TPG Telecom beat its own guidance and market forecasts for its annual results but sees a margin squeeze ahead.
The company also cut dividends, retaining cash to help build Australia’s fourth mobile network at a cost of about $1.9 billion.
The telco posted a 9% rise in net profit after tax to $413.8 million and EBITDA (earnings before interest, tax, depreciation and amortisation) of $890.8 million.
Underlying EBITDA for 2017 increased 8% to $835 million, or $5 million above the top end of the $820 million to $830 million guidance range and the $831 million consensus.
TPG shares rose steadily. In early afternoon, they were up 6.5% to $5.56.
The market had been worried about lower margins on the due NBN business.
In the company’s 2018 outlook today, TPG says it’s anticipating another year of solid growth but expects this to be offset by NBN margin headwinds as revenue for fixed line rentals fades.
The company says 2018 EBITDA is now expected to be between $800 million and $815 million, compared to the $835 million previously expected.
“The fixed-line residential broadband margin erosion faced by the industry in light of the NBN underlines the importance of the group’s strategy to take advantage of the valuable assets it has assembled to inject itself into the industry’s mobile sector, vastly expanding the addressable revenue pool for the group into the future,” the company says.
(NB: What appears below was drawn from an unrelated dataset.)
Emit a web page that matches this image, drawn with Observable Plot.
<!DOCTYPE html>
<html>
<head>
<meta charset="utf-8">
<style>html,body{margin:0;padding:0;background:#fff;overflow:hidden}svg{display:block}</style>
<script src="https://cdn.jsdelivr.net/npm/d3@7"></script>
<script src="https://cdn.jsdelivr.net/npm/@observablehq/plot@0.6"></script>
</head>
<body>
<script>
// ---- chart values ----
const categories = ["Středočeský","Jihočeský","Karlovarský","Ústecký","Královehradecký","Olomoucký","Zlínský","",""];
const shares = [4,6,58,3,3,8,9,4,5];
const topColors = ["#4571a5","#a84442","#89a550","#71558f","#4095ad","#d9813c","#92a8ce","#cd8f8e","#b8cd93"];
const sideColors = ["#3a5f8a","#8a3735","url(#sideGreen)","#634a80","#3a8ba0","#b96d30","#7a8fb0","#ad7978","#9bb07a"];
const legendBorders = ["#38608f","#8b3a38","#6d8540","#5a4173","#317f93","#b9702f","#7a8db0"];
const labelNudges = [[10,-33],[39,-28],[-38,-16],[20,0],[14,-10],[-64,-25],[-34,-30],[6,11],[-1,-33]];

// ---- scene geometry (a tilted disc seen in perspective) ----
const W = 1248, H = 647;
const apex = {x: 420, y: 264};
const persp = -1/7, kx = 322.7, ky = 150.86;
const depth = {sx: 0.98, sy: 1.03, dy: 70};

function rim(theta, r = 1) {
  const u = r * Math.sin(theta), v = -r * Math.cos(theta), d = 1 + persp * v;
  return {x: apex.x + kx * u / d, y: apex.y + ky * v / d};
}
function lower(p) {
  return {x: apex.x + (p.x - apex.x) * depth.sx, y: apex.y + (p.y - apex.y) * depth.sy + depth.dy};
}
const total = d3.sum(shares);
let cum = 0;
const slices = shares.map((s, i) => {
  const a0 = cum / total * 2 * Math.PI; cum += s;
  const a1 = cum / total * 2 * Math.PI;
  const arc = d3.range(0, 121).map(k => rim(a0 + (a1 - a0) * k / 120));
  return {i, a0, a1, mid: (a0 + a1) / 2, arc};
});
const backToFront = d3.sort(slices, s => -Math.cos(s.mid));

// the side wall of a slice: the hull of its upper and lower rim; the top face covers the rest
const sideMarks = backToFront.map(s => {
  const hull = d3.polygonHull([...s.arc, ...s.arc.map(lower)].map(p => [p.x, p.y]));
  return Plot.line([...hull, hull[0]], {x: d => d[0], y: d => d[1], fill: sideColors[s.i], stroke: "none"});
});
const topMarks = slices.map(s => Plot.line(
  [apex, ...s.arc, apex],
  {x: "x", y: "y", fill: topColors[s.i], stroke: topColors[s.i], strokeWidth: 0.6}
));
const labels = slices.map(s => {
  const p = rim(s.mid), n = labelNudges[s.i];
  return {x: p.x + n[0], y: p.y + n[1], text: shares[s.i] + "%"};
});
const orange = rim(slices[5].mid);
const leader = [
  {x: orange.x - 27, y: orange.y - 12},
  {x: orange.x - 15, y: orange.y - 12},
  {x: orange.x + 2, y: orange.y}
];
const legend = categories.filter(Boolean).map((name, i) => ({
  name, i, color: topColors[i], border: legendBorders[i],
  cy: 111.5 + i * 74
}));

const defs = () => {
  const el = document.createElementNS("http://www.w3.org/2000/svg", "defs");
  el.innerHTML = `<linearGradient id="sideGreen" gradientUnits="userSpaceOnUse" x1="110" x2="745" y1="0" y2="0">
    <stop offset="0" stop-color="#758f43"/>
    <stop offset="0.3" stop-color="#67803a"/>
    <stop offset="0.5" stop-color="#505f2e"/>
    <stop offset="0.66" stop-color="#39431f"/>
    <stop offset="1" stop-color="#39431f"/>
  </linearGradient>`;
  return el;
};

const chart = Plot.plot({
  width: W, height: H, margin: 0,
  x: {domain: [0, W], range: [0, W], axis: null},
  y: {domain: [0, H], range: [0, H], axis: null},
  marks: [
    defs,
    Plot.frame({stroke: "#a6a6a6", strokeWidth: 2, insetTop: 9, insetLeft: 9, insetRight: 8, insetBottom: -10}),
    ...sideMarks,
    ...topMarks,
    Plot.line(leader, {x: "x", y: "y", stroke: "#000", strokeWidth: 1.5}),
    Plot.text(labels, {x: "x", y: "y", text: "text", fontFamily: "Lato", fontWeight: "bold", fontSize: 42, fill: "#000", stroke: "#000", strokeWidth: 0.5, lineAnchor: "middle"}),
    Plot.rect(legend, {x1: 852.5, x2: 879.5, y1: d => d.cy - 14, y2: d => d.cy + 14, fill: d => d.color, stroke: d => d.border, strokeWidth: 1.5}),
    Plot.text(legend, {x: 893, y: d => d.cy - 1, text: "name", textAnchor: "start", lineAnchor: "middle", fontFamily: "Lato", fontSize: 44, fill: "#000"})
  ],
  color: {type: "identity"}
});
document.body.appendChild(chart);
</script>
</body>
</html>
This chart shows how TPG sees its operating earnings being squeezed:
TPG executive chairman David Teoh says the board decided that a greater proportion of profits be retained to be used in the mobile rollouts, the company’s plan for a fourth mobile network in Australia.
“The board believes this to be a fiscally prudent approach,” he says.
The final 2017 dividend of 2 cents takes full year payout to 10 cents a share fully franked, compared to 14.5 cents last year.